• _Required task_: Retype only the lines running from the line that contains "Generate a Python" to the line that contains "k_ec = [0.04, 0.13, 0.14, 0.15, 0.12, 0.04]", inclusive, and leave the pictures behind.
● ● ● ● ●
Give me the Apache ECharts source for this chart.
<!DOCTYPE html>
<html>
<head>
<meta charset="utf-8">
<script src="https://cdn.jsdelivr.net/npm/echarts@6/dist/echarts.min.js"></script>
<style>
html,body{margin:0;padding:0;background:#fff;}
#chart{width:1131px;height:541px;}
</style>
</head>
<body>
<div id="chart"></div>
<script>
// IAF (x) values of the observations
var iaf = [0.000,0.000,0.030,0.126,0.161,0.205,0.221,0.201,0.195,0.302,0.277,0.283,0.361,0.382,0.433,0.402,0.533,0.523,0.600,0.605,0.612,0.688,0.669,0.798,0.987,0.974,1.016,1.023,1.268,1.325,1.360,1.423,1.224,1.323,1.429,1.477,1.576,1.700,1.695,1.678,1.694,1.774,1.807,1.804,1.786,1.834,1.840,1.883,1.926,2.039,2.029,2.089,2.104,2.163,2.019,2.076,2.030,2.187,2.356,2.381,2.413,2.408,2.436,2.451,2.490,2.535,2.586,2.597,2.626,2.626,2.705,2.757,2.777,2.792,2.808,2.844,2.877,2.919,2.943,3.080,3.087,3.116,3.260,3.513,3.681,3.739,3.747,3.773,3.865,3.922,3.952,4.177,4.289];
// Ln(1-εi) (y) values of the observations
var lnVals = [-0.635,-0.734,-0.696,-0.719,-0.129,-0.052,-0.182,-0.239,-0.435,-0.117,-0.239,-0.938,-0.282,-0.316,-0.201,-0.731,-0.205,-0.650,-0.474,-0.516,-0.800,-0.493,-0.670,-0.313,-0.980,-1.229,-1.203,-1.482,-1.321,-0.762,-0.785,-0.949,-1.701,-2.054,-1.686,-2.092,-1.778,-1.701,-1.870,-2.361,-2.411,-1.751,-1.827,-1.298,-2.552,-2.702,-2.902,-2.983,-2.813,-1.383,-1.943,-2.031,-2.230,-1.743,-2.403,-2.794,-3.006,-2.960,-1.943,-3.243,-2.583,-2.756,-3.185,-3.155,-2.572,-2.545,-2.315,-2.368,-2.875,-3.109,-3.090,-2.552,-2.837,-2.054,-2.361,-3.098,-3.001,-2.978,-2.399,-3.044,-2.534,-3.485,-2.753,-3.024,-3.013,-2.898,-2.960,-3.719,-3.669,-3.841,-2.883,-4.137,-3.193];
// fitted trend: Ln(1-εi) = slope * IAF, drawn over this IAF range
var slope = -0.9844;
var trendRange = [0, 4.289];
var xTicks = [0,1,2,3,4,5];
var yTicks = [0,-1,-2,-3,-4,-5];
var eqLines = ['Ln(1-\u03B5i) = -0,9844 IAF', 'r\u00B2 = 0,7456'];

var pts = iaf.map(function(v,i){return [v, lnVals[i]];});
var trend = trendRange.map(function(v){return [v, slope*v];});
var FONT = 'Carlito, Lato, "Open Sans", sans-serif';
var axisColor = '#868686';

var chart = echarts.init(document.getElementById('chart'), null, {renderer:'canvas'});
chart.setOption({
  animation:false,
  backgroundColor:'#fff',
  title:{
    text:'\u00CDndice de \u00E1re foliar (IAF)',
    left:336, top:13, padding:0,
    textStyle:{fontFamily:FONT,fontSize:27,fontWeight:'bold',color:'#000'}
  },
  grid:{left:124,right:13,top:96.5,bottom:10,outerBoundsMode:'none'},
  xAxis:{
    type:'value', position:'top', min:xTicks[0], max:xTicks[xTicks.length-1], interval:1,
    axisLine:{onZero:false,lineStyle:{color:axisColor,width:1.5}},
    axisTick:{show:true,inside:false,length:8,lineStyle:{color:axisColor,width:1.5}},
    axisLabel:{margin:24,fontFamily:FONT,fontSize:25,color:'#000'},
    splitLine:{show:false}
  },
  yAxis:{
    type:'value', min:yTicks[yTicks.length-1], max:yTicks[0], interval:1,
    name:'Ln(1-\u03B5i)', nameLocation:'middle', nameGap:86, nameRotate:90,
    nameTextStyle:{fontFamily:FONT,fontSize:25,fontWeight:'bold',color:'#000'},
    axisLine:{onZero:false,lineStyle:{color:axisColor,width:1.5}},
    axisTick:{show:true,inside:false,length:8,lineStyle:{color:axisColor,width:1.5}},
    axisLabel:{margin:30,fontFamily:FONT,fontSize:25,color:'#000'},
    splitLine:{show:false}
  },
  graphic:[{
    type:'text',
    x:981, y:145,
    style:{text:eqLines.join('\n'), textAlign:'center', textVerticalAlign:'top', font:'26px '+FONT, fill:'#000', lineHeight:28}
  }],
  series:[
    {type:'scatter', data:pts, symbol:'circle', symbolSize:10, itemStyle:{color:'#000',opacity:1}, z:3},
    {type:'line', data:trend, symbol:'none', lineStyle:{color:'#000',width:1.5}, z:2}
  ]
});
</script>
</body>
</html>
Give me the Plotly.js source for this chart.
● ● ● ● ●
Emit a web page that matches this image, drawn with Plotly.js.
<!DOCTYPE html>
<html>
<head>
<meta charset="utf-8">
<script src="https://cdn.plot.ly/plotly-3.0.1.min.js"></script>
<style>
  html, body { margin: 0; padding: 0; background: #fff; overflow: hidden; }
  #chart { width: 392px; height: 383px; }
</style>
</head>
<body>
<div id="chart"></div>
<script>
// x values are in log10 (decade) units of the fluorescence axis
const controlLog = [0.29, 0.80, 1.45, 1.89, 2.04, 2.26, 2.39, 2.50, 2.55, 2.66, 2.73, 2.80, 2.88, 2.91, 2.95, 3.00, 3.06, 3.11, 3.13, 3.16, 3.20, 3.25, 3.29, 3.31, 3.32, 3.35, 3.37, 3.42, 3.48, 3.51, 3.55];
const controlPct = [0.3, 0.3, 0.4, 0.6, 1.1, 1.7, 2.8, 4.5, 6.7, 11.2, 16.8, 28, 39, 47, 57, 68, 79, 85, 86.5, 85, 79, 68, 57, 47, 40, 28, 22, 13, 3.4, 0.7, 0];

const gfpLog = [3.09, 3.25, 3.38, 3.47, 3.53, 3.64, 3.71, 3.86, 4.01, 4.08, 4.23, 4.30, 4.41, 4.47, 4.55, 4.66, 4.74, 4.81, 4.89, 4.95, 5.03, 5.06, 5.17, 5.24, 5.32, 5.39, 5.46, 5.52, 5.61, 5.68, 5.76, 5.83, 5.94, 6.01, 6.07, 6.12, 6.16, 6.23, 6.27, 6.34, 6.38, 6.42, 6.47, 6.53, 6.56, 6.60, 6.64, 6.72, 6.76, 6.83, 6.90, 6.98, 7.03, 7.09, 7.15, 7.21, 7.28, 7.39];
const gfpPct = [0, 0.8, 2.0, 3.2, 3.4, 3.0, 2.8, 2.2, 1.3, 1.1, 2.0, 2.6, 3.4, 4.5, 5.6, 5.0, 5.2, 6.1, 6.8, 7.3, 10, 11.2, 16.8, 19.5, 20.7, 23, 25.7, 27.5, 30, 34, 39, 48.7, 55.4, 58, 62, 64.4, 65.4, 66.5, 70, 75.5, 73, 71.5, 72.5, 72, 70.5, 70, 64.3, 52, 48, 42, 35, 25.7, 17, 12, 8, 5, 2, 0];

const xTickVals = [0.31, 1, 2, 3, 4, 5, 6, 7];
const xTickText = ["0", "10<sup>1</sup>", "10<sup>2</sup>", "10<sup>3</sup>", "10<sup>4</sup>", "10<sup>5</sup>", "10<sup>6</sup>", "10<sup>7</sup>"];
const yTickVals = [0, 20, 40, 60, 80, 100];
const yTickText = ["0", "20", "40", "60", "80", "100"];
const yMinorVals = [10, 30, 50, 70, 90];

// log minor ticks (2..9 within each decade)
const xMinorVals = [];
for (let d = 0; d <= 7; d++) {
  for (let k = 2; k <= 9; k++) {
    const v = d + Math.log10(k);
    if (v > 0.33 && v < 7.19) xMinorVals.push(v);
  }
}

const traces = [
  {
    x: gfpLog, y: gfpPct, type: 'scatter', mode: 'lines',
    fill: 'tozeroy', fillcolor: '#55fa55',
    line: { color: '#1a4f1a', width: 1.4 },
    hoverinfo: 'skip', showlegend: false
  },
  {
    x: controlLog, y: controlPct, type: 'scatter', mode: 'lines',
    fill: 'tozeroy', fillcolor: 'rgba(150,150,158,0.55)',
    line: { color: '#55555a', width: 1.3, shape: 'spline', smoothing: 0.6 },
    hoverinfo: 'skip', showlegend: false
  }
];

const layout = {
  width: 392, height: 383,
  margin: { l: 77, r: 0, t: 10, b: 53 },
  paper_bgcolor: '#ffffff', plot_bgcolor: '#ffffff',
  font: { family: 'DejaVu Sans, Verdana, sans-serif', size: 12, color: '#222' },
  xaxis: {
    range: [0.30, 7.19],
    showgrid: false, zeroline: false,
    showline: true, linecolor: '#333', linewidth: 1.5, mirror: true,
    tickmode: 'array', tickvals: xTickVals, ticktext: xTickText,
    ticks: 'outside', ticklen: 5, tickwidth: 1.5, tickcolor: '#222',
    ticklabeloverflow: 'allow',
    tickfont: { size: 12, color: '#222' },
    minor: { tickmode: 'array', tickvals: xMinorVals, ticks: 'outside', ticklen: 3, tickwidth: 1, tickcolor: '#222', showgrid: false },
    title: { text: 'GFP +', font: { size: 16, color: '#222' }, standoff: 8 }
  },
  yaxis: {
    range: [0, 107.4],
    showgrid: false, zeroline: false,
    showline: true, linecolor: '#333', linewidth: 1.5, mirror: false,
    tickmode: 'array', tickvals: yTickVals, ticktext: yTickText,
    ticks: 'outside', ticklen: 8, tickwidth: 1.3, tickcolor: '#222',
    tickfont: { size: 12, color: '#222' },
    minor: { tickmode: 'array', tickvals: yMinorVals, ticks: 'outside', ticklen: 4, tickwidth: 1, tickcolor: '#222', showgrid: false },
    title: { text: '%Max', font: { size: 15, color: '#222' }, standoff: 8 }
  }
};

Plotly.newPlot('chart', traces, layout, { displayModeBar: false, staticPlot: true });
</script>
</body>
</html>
● ● ● ● ●
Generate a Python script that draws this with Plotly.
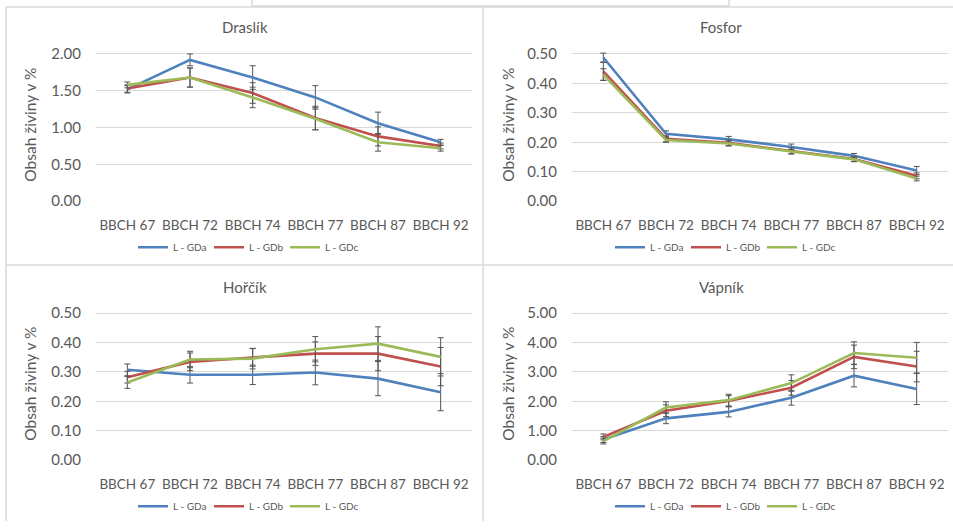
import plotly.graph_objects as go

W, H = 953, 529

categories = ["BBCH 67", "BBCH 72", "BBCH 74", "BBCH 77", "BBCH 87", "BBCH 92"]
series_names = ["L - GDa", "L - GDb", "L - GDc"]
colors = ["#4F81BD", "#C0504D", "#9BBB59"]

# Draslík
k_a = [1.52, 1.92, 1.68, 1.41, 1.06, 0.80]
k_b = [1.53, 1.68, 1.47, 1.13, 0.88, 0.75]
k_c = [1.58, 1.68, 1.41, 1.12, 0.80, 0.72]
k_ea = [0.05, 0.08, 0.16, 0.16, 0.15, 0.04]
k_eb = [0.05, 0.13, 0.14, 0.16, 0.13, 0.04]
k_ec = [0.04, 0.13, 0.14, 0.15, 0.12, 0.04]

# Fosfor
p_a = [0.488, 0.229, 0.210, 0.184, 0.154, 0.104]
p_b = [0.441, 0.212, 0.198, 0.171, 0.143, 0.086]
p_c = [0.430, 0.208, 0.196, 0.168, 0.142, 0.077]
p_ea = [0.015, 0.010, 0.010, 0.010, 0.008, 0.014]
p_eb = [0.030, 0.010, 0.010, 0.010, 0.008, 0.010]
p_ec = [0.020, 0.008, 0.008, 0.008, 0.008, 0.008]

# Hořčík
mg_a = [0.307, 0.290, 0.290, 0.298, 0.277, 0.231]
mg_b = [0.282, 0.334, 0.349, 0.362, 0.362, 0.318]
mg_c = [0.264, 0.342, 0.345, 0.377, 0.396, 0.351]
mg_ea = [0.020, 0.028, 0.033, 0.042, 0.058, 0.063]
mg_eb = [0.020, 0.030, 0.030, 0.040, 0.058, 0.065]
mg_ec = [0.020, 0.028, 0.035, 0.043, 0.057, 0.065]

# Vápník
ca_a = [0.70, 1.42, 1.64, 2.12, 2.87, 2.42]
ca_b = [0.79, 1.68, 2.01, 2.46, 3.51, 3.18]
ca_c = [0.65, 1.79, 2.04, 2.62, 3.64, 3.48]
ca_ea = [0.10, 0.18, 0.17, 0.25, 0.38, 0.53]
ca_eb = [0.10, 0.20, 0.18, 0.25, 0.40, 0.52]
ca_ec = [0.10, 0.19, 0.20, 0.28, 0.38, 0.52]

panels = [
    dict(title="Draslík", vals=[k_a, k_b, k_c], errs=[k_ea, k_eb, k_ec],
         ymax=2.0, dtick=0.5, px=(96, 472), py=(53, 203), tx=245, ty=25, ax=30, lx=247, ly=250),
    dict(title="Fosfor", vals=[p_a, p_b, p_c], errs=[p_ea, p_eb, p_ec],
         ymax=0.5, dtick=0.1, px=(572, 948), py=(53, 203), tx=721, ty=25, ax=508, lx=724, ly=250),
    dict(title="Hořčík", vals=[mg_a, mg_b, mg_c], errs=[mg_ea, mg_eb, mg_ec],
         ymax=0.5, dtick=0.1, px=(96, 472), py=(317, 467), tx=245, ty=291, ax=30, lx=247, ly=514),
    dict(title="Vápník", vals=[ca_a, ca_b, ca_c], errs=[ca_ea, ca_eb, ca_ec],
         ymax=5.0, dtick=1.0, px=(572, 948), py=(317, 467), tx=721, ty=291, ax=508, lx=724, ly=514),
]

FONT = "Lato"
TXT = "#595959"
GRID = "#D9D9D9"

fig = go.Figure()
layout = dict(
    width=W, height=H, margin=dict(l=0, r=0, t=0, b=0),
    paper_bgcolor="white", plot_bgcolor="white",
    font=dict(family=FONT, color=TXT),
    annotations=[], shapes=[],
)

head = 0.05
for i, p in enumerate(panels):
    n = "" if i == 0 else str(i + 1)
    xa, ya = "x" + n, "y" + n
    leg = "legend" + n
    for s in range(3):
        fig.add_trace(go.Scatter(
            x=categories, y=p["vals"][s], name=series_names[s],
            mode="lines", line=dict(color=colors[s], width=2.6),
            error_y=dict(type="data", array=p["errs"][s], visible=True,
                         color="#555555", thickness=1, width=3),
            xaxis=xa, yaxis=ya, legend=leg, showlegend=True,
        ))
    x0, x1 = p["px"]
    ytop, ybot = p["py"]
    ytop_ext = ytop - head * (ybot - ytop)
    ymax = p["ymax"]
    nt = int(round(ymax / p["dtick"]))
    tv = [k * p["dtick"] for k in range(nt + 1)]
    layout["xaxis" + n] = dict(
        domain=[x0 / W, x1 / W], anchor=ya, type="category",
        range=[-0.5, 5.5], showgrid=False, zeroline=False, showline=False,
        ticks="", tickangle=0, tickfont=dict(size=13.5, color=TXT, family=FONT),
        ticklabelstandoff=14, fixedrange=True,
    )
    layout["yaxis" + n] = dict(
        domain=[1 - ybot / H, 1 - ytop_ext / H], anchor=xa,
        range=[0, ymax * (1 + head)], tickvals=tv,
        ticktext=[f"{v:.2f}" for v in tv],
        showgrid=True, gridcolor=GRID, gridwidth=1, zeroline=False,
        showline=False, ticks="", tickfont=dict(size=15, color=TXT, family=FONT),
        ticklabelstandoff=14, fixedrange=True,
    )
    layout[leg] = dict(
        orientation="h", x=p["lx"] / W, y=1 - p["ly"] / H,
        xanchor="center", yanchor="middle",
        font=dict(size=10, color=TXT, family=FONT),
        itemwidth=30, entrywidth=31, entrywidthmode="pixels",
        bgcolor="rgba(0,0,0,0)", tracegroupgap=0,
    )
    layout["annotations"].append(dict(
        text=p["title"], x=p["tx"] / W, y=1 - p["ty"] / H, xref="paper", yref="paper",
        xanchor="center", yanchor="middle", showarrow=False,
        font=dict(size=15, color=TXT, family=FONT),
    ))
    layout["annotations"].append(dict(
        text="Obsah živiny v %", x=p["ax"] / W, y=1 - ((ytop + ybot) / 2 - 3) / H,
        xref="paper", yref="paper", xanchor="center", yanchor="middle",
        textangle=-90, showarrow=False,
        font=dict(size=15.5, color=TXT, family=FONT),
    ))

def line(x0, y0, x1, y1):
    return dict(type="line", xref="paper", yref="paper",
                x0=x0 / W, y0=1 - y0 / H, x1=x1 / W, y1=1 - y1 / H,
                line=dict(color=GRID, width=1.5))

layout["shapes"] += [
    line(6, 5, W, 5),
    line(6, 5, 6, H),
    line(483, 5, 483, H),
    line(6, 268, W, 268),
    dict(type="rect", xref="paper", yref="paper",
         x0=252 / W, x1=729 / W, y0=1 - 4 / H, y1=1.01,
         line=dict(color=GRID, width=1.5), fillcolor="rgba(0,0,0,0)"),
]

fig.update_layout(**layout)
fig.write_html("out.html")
● ● ● ● ●
• _Answer below_:
Generate a Python script that draws this with Plotly.
import plotly.graph_objects as go

W, H = 953, 529

categories = ["BBCH 67", "BBCH 72", "BBCH 74", "BBCH 77", "BBCH 87", "BBCH 92"]
series_names = ["L - GDa", "L - GDb", "L - GDc"]
colors = ["#4F81BD", "#C0504D", "#9BBB59"]

# Draslík
k_a = [1.52, 1.92, 1.68, 1.41, 1.06, 0.80]
k_b = [1.53, 1.68, 1.47, 1.13, 0.88, 0.75]
k_c = [1.58, 1.68, 1.41, 1.12, 0.80, 0.72]
k_ea = [0.05, 0.08, 0.16, 0.16, 0.15, 0.04]
k_eb = [0.05, 0.13, 0.14, 0.16, 0.13, 0.04]
k_ec = [0.04, 0.13, 0.14, 0.15, 0.12, 0.04]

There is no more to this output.